> **MATERIAL PROVIDED**:
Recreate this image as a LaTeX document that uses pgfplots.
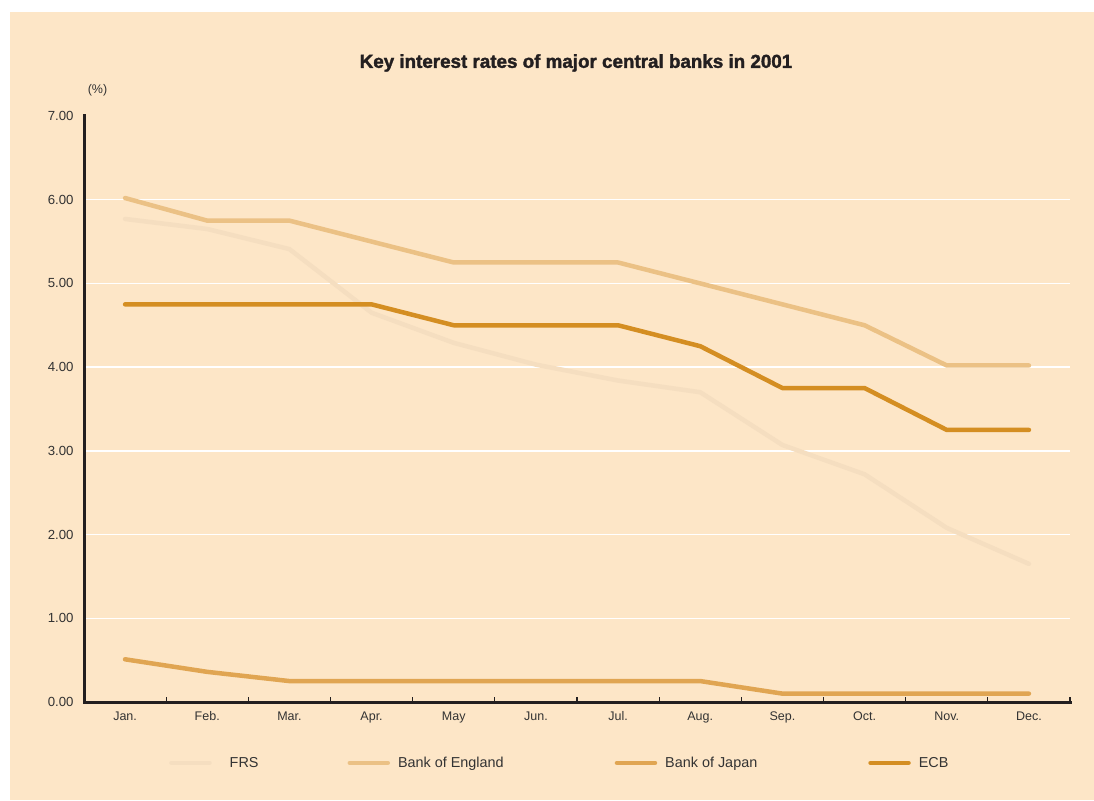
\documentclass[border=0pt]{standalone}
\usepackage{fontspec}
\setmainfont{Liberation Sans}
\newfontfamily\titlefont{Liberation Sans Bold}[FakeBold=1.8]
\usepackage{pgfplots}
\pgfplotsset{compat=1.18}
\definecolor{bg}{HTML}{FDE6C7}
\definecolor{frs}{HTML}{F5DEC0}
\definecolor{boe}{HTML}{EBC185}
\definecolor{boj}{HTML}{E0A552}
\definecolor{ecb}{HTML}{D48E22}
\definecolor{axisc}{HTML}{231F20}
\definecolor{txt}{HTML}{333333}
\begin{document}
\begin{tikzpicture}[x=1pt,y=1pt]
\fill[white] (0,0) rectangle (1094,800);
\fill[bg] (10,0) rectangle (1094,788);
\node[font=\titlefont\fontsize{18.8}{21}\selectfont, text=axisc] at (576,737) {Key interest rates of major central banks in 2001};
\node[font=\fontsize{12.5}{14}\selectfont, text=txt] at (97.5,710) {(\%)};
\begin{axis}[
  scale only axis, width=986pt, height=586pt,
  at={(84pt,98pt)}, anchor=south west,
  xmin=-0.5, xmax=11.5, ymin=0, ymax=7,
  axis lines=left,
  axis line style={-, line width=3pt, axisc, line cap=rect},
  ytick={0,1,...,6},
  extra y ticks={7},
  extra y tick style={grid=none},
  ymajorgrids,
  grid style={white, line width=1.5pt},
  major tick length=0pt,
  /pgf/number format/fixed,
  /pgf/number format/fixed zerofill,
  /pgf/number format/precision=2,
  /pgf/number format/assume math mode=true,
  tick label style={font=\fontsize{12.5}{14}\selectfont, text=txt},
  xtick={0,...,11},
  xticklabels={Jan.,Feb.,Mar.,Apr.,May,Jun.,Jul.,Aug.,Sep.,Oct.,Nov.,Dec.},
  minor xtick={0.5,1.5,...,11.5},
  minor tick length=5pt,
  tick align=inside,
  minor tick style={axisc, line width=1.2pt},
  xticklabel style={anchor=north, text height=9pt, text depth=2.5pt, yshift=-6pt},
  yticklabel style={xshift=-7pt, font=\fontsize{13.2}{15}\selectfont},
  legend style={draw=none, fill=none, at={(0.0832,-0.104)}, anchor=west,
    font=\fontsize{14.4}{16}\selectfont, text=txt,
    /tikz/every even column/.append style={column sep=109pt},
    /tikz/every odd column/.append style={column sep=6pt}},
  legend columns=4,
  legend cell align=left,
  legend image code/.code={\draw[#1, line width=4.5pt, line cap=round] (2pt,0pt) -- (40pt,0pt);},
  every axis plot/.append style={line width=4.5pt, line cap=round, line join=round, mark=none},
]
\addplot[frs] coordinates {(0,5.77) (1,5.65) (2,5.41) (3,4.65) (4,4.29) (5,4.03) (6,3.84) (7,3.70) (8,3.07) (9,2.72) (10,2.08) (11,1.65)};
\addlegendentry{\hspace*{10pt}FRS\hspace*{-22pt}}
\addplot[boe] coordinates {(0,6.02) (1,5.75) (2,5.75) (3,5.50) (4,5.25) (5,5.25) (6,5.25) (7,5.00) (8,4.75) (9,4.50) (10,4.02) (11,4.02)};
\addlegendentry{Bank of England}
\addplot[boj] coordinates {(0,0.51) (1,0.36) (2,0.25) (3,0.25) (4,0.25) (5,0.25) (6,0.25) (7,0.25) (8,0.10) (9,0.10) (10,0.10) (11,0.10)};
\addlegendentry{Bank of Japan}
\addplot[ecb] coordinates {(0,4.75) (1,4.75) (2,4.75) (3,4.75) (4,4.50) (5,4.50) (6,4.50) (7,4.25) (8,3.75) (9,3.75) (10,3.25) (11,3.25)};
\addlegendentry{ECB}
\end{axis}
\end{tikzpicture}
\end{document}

==

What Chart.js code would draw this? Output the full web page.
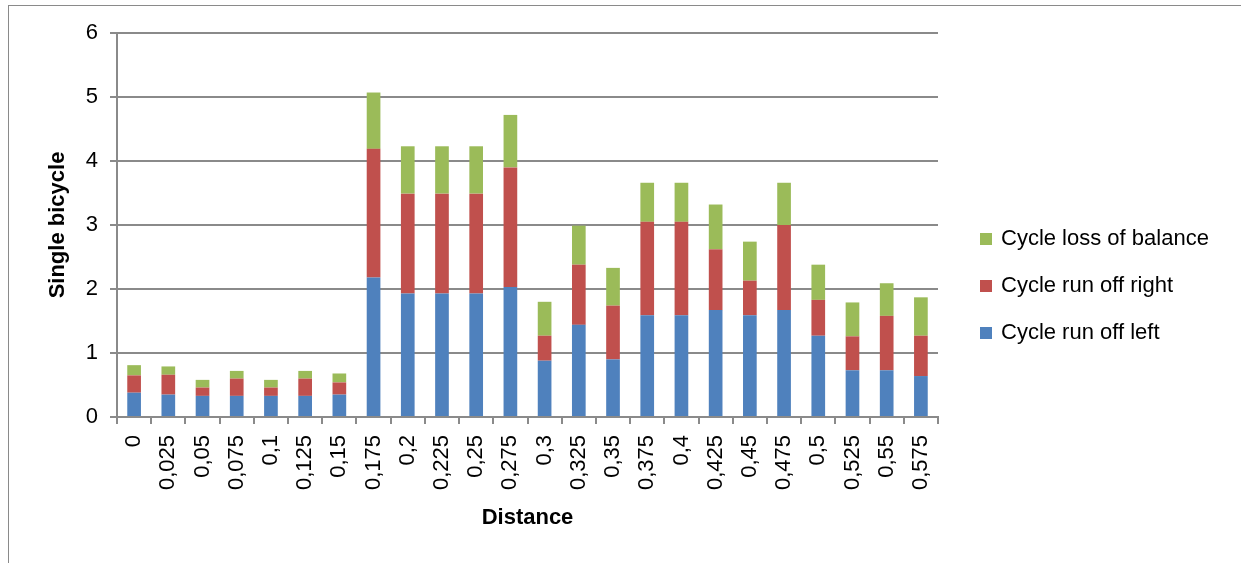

> **WHAT THE EXERCISE ASKS**: Copy every line above in which the string "code" shows up.

> **ANSWER TO THE PROBLEM**:
  legend image code/.code={\draw[#1, line width=4.5pt, line cap=round] (2pt,0pt) -- (40pt,0pt);},
What Chart.js code would draw this? Output the full web page.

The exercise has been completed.